## STATED GOAL:
Reproduce the listing below word for word, with no pictures.

## DATA PROVIDED:
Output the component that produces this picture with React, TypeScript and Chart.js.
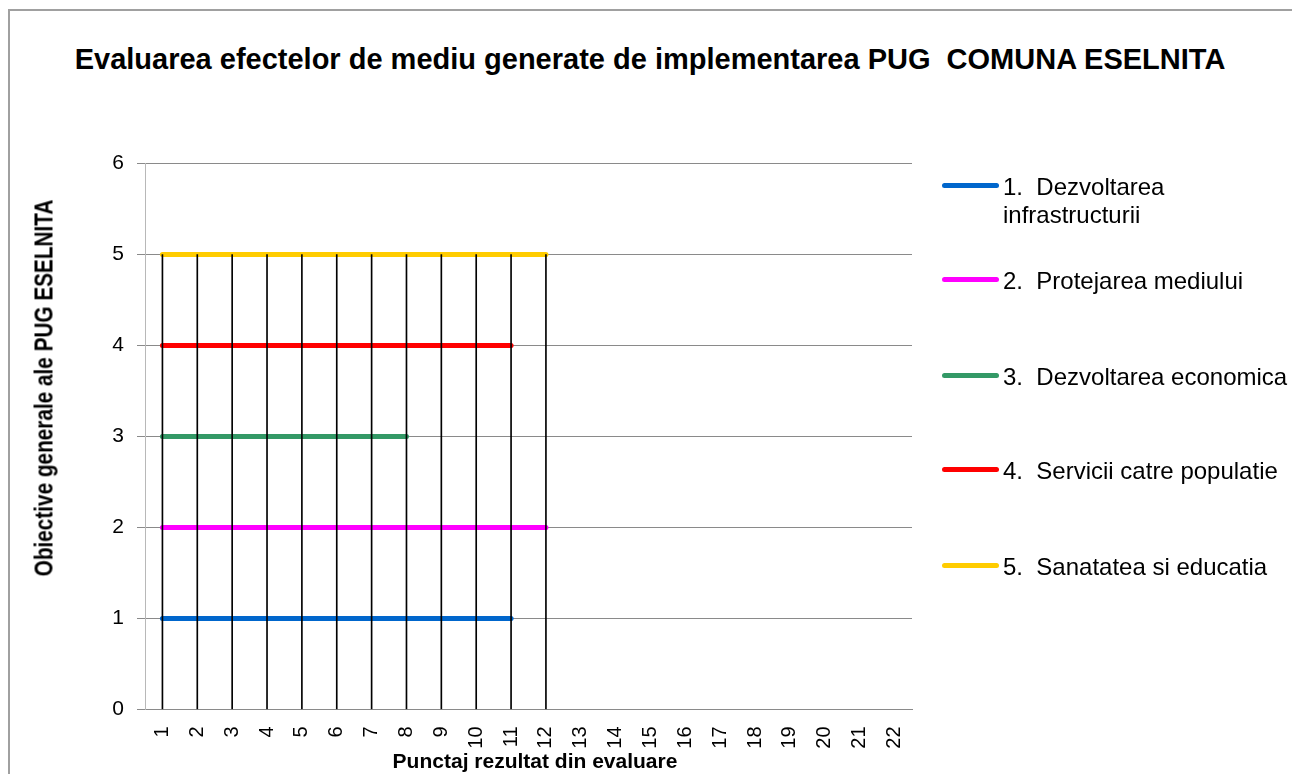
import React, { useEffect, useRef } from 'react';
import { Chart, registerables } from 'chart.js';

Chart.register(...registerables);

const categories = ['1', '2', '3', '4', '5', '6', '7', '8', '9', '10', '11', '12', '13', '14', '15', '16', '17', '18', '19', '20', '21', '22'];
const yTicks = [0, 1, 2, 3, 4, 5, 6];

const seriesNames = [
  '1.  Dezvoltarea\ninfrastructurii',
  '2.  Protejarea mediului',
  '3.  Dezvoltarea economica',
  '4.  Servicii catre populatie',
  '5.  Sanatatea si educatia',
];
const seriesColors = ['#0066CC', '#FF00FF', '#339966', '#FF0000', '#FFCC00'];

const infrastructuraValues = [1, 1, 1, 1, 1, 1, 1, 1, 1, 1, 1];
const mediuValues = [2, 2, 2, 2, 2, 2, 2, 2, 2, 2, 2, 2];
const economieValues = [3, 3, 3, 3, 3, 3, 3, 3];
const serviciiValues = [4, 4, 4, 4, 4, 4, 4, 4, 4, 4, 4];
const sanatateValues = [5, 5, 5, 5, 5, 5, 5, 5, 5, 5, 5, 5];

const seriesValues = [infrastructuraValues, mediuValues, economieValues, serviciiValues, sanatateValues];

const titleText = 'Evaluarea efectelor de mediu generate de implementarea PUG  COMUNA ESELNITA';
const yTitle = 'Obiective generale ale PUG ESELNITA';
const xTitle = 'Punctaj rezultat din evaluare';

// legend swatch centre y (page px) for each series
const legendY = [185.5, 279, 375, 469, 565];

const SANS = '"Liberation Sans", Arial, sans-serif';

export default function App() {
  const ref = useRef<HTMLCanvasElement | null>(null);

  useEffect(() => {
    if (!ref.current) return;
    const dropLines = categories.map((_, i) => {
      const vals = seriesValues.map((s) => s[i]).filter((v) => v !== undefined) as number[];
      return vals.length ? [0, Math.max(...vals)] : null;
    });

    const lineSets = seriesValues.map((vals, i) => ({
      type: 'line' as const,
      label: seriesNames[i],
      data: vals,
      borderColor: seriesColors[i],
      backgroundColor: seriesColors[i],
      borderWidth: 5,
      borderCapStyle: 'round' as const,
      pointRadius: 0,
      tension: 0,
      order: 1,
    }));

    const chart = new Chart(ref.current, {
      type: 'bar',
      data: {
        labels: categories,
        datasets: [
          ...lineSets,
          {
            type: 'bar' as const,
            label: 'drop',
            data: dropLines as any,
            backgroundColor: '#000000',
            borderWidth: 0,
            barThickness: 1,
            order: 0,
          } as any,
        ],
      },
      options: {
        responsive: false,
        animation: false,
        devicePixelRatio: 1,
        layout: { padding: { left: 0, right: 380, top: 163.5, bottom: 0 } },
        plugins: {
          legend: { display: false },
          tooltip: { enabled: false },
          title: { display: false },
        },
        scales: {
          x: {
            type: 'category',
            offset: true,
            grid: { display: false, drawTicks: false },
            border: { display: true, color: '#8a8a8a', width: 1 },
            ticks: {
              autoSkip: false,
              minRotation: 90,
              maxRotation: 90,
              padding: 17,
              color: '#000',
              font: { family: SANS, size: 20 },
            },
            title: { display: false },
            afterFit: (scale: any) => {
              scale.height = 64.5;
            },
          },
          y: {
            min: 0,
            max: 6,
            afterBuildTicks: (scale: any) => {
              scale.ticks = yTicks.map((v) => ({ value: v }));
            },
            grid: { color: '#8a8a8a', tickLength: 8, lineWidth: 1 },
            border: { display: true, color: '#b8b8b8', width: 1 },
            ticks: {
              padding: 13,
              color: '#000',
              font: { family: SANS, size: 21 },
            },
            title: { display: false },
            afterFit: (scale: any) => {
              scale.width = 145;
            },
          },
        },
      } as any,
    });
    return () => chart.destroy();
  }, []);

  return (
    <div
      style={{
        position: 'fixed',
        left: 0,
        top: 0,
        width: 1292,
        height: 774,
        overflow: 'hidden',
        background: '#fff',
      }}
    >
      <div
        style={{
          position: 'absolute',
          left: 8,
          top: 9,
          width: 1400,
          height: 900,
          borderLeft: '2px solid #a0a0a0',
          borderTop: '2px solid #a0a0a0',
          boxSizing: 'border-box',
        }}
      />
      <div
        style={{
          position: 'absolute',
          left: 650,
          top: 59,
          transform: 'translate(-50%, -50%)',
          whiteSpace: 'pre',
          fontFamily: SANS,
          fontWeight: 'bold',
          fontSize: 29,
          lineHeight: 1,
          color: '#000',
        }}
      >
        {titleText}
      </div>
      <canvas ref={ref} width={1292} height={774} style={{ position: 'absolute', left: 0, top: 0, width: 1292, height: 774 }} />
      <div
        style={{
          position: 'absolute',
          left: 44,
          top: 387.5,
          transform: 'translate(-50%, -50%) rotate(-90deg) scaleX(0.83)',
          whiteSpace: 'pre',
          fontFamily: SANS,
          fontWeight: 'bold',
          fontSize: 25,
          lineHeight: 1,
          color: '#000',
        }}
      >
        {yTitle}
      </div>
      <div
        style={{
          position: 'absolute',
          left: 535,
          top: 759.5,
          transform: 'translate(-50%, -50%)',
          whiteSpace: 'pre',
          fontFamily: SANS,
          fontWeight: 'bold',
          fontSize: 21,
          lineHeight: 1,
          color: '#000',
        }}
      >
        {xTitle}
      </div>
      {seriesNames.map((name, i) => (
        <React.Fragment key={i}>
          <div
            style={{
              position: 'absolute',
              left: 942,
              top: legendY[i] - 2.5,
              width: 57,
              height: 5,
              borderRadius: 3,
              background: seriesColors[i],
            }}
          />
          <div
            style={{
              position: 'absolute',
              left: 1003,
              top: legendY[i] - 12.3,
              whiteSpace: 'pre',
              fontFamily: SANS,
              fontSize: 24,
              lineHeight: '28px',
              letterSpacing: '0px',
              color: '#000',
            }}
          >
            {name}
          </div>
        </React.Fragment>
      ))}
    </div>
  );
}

## TASK RESULT:
Output the component that produces this picture with React, TypeScript and Chart.js.
import React, { useEffect, useRef } from 'react';
import { Chart, registerables } from 'chart.js';

Chart.register(...registerables);

const categories = ['1', '2', '3', '4', '5', '6', '7', '8', '9', '10', '11', '12', '13', '14', '15', '16', '17', '18', '19', '20', '21', '22'];
const yTicks = [0, 1, 2, 3, 4, 5, 6];

const seriesNames = [
  '1.  Dezvoltarea\ninfrastructurii',
  '2.  Protejarea mediului',
  '3.  Dezvoltarea economica',
  '4.  Servicii catre populatie',
  '5.  Sanatatea si educatia',
];
const seriesColors = ['#0066CC', '#FF00FF', '#339966', '#FF0000', '#FFCC00'];

const infrastructuraValues = [1, 1, 1, 1, 1, 1, 1, 1, 1, 1, 1];
const mediuValues = [2, 2, 2, 2, 2, 2, 2, 2, 2, 2, 2, 2];
const economieValues = [3, 3, 3, 3, 3, 3, 3, 3];
const serviciiValues = [4, 4, 4, 4, 4, 4, 4, 4, 4, 4, 4];
const sanatateValues = [5, 5, 5, 5, 5, 5, 5, 5, 5, 5, 5, 5];

const seriesValues = [infrastructuraValues, mediuValues, economieValues, serviciiValues, sanatateValues];

const titleText = 'Evaluarea efectelor de mediu generate de implementarea PUG  COMUNA ESELNITA';
const yTitle = 'Obiective generale ale PUG ESELNITA';
const xTitle = 'Punctaj rezultat din evaluare';

// legend swatch centre y (page px) for each series
const legendY = [185.5, 279, 375, 469, 565];

const SANS = '"Liberation Sans", Arial, sans-serif';

export default function App() {
  const ref = useRef<HTMLCanvasElement | null>(null);

  useEffect(() => {
    if (!ref.current) return;
    const dropLines = categories.map((_, i) => {
      const vals = seriesValues.map((s) => s[i]).filter((v) => v !== undefined) as number[];
      return vals.length ? [0, Math.max(...vals)] : null;
    });

    const lineSets = seriesValues.map((vals, i) => ({
      type: 'line' as const,
      label: seriesNames[i],
      data: vals,
      borderColor: seriesColors[i],
      backgroundColor: seriesColors[i],
      borderWidth: 5,
      borderCapStyle: 'round' as const,
      pointRadius: 0,
      tension: 0,
      order: 1,
    }));

    const chart = new Chart(ref.current, {
      type: 'bar',
      data: {
        labels: categories,
        datasets: [
          ...lineSets,
          {
            type: 'bar' as const,
            label: 'drop',
            data: dropLines as any,
            backgroundColor: '#000000',
            borderWidth: 0,
            barThickness: 1,
            order: 0,
          } as any,
        ],
      },
      options: {
        responsive: false,
        animation: false,
        devicePixelRatio: 1,
        layout: { padding: { left: 0, right: 380, top: 163.5, bottom: 0 } },
        plugins: {
          legend: { display: false },
          tooltip: { enabled: false },
          title: { display: false },
        },
        scales: {
          x: {
            type: 'category',
            offset: true,
            grid: { display: false, drawTicks: false },
            border: { display: true, color: '#8a8a8a', width: 1 },
            ticks: {
              autoSkip: false,
              minRotation: 90,
              maxRotation: 90,
              padding: 17,
              color: '#000',
              font: { family: SANS, size: 20 },
            },
            title: { display: false },
            afterFit: (scale: any) => {
              scale.height = 64.5;
            },
          },
          y: {
            min: 0,
            max: 6,
            afterBuildTicks: (scale: any) => {
              scale.ticks = yTicks.map((v) => ({ value: v }));
            },
            grid: { color: '#8a8a8a', tickLength: 8, lineWidth: 1 },
            border: { display: true, color: '#b8b8b8', width: 1 },
            ticks: {
              padding: 13,
              color: '#000',
              font: { family: SANS, size: 21 },
            },
            title: { display: false },
            afterFit: (scale: any) => {
              scale.width = 145;
            },
          },
        },
      } as any,
    });
    return () => chart.destroy();
  }, []);

  return (
    <div
      style={{
        position: 'fixed',
        left: 0,
        top: 0,
        width: 1292,
        height: 774,
        overflow: 'hidden',
        background: '#fff',
      }}
    >
      <div
        style={{
          position: 'absolute',
          left: 8,
          top: 9,
          width: 1400,
          height: 900,
          borderLeft: '2px solid #a0a0a0',
          borderTop: '2px solid #a0a0a0',
          boxSizing: 'border-box',
        }}
      />
      <div
        style={{
          position: 'absolute',
          left: 650,
          top: 59,
          transform: 'translate(-50%, -50%)',
          whiteSpace: 'pre',
          fontFamily: SANS,
          fontWeight: 'bold',
          fontSize: 29,
          lineHeight: 1,
          color: '#000',
        }}
      >
        {titleText}
      </div>
      <canvas ref={ref} width={1292} height={774} style={{ position: 'absolute', left: 0, top: 0, width: 1292, height: 774 }} />
      <div
        style={{
          position: 'absolute',
          left: 44,
          top: 387.5,
          transform: 'translate(-50%, -50%) rotate(-90deg) scaleX(0.83)',
          whiteSpace: 'pre',
          fontFamily: SANS,
          fontWeight: 'bold',
          fontSize: 25,
          lineHeight: 1,
          color: '#000',
        }}
      >
        {yTitle}
      </div>
      <div
        style={{
          position: 'absolute',
          left: 535,
          top: 759.5,
          transform: 'translate(-50%, -50%)',
          whiteSpace: 'pre',
          fontFamily: SANS,
          fontWeight: 'bold',
          fontSize: 21,
          lineHeight: 1,
          color: '#000',
        }}
      >
        {xTitle}
      </div>
      {seriesNames.map((name, i) => (
        <React.Fragment key={i}>
          <div
            style={{
              position: 'absolute',
              left: 942,
              top: legendY[i] - 2.5,
              width: 57,
              height: 5,
              borderRadius: 3,
              background: seriesColors[i],
            }}
          />
          <div
            style={{
              position: 'absolute',
              left: 1003,
              top: legendY[i] - 12.3,
              whiteSpace: 'pre',
              fontFamily: SANS,
              fontSize: 24,
              lineHeight: '28px',
              letterSpacing: '0px',
              color: '#000',
            }}
          >
            {name}
          </div>
        </React.Fragment>
      ))}
    </div>
  );
}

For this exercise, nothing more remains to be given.